- _GIVEN INSTRUCTION_: Return the material exactly, first line through the line containing "const yTicks = [2.5, 2.6, 2.7, 2.8];", and nothing more. Pictures stay out.

- _DATA SECTION_:
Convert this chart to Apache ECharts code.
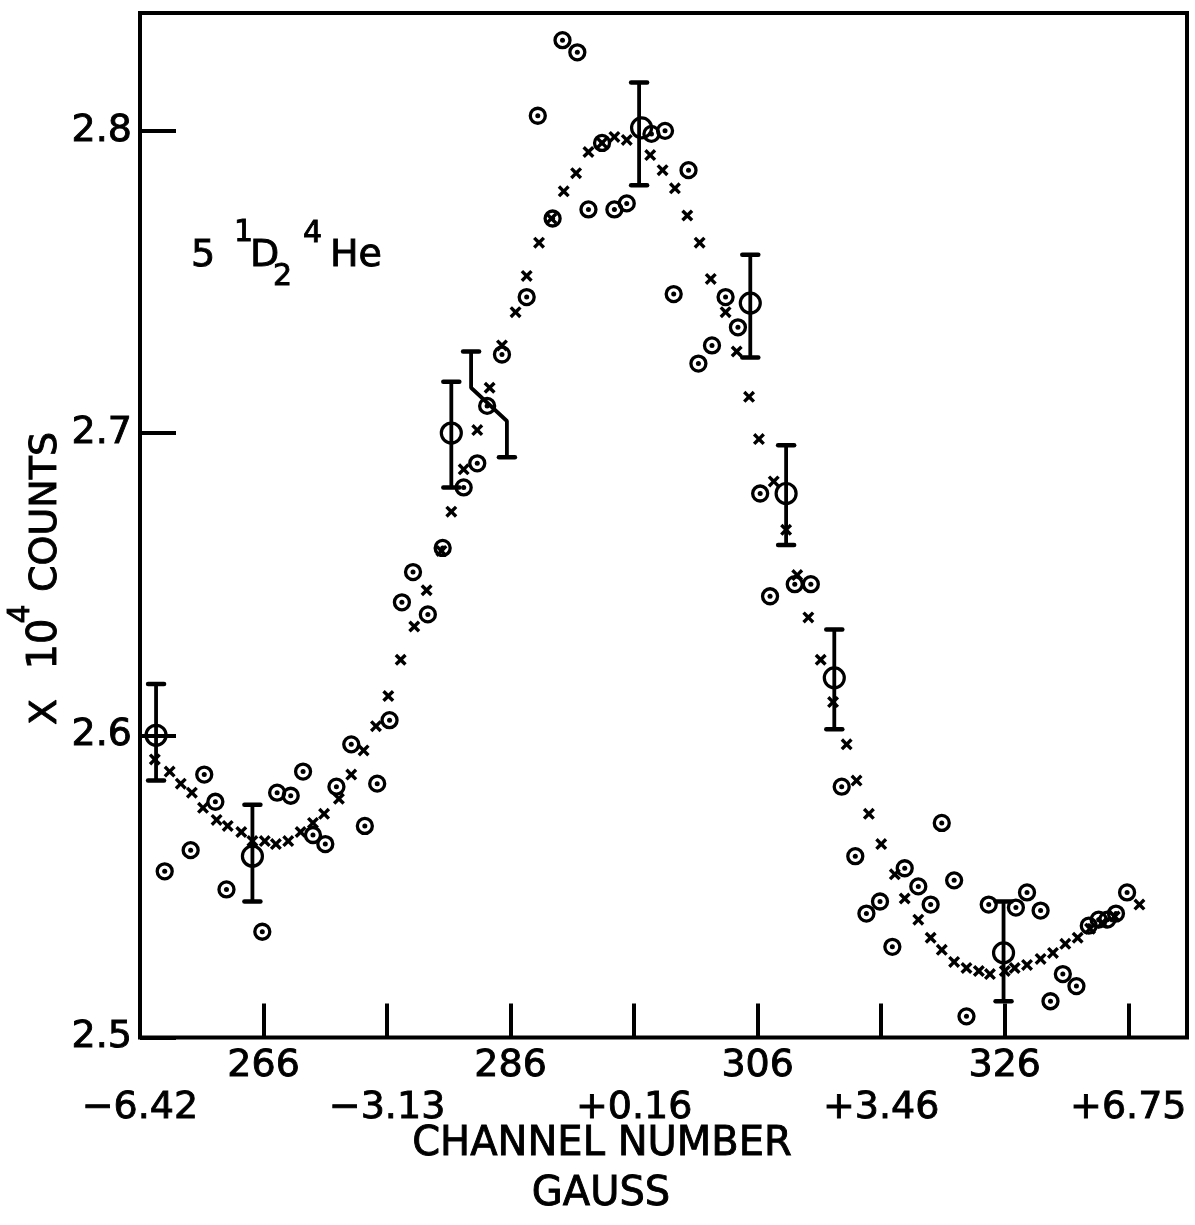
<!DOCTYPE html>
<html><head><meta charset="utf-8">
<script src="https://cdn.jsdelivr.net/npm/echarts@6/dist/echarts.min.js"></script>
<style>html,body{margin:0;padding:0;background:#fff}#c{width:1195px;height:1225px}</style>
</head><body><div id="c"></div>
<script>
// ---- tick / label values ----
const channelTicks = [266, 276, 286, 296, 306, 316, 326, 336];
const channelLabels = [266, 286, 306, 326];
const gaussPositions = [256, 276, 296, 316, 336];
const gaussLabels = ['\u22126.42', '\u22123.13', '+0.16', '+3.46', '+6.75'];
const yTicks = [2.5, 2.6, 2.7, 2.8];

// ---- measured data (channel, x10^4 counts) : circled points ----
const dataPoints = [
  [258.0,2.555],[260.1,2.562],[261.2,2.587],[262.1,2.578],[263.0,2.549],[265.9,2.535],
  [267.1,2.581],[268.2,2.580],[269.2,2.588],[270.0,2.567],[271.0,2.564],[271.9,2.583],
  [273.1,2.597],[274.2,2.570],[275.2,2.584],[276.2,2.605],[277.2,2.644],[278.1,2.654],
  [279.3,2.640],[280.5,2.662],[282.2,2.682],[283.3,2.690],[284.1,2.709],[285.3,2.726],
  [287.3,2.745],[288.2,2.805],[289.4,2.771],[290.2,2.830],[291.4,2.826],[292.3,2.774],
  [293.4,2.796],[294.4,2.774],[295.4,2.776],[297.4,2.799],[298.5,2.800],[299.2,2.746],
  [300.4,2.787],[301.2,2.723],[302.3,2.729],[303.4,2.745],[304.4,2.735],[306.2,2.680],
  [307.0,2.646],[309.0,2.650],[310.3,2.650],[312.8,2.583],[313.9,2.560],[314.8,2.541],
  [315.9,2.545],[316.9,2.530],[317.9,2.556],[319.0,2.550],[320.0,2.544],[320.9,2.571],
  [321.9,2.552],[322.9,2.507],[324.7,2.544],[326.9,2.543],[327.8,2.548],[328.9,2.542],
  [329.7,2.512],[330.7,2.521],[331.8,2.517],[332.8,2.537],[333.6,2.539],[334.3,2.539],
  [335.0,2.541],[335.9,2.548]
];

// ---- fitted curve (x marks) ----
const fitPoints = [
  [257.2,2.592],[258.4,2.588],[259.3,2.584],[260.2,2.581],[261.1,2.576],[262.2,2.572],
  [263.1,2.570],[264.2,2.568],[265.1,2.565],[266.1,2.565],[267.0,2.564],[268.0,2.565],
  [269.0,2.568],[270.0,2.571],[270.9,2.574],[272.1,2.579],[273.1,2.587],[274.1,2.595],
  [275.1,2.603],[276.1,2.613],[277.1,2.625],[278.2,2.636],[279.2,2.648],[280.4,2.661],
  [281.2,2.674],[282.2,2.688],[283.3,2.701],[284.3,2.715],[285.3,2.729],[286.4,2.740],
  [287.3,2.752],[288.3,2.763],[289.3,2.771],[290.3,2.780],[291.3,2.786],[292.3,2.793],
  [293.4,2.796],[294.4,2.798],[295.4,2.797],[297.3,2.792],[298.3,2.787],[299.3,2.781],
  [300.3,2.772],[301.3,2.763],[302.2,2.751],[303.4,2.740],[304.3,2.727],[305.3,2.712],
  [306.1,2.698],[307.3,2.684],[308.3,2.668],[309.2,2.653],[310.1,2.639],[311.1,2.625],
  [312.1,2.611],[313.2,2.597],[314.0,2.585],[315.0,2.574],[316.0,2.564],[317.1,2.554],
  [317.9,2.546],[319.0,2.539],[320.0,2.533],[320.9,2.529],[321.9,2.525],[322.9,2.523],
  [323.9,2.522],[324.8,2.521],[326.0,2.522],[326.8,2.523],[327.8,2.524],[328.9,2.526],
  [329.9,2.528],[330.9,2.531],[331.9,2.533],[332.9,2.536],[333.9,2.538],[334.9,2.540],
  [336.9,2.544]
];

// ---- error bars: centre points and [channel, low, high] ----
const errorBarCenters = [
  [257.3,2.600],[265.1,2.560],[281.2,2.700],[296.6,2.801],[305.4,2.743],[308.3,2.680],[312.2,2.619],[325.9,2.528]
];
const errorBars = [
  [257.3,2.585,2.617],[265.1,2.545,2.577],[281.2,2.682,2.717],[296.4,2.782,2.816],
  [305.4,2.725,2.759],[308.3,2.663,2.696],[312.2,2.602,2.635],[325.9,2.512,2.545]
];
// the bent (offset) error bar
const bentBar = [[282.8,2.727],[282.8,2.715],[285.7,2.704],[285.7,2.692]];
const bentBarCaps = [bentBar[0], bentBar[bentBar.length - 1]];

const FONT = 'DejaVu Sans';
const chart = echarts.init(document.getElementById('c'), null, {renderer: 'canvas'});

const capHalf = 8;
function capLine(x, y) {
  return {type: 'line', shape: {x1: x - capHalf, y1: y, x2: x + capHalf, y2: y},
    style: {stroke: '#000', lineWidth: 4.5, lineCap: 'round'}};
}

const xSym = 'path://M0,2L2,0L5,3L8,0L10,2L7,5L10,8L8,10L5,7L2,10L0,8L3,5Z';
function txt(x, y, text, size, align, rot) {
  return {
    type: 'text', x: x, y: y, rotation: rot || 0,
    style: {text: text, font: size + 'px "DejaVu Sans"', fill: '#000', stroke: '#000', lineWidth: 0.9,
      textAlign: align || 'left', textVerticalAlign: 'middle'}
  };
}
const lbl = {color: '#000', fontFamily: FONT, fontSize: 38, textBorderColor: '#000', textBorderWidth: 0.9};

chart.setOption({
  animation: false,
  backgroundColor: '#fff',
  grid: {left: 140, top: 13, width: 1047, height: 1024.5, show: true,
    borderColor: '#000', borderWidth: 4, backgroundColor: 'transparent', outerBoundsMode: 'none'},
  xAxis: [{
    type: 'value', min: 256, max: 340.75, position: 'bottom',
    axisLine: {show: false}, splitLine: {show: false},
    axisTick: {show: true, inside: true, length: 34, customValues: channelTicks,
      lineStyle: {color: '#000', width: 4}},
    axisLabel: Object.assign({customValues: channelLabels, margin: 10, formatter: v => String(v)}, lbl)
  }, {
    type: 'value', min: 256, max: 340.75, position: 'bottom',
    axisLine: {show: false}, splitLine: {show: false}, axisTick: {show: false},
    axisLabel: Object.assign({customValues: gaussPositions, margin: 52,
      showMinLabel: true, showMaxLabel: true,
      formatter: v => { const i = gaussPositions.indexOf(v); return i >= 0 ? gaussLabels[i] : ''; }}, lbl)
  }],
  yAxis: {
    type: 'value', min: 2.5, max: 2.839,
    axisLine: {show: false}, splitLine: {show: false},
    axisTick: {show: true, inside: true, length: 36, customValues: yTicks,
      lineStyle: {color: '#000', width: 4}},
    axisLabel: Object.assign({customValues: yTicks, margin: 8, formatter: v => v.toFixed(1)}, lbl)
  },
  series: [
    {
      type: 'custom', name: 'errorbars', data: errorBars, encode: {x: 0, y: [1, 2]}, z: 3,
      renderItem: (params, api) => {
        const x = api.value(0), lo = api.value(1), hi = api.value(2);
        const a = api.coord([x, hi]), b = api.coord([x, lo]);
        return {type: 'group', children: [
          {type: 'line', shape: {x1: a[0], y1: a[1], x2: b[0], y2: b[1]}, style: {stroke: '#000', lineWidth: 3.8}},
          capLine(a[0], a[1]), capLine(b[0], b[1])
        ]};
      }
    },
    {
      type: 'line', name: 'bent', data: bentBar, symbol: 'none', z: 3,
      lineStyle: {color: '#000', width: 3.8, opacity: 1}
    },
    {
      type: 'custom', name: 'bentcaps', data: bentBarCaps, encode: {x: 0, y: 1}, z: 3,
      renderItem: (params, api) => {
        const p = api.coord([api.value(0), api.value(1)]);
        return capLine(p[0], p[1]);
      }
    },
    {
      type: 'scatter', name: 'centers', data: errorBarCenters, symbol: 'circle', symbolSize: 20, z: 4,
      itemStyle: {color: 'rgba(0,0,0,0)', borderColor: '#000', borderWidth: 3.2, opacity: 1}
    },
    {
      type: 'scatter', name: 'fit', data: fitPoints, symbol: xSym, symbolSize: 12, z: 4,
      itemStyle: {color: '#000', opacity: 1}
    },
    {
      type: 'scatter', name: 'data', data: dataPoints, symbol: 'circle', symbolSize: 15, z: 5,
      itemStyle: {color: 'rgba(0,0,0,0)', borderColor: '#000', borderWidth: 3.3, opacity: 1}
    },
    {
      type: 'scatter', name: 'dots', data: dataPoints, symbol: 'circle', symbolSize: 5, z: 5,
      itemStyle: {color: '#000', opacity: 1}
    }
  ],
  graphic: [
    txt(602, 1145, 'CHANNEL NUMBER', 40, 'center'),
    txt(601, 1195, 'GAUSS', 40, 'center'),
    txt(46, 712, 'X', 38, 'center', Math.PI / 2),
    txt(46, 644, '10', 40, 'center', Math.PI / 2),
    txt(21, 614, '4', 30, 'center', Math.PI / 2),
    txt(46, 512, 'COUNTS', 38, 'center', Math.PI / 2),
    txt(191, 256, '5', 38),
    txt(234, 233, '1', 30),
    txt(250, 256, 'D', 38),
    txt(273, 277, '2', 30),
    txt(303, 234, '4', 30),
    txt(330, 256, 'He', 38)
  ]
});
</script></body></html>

- _TASK SOLUTION_:
Convert this chart to Apache ECharts code.
<!DOCTYPE html>
<html><head><meta charset="utf-8">
<script src="https://cdn.jsdelivr.net/npm/echarts@6/dist/echarts.min.js"></script>
<style>html,body{margin:0;padding:0;background:#fff}#c{width:1195px;height:1225px}</style>
</head><body><div id="c"></div>
<script>
// ---- tick / label values ----
const channelTicks = [266, 276, 286, 296, 306, 316, 326, 336];
const channelLabels = [266, 286, 306, 326];
const gaussPositions = [256, 276, 296, 316, 336];
const gaussLabels = ['\u22126.42', '\u22123.13', '+0.16', '+3.46', '+6.75'];
const yTicks = [2.5, 2.6, 2.7, 2.8];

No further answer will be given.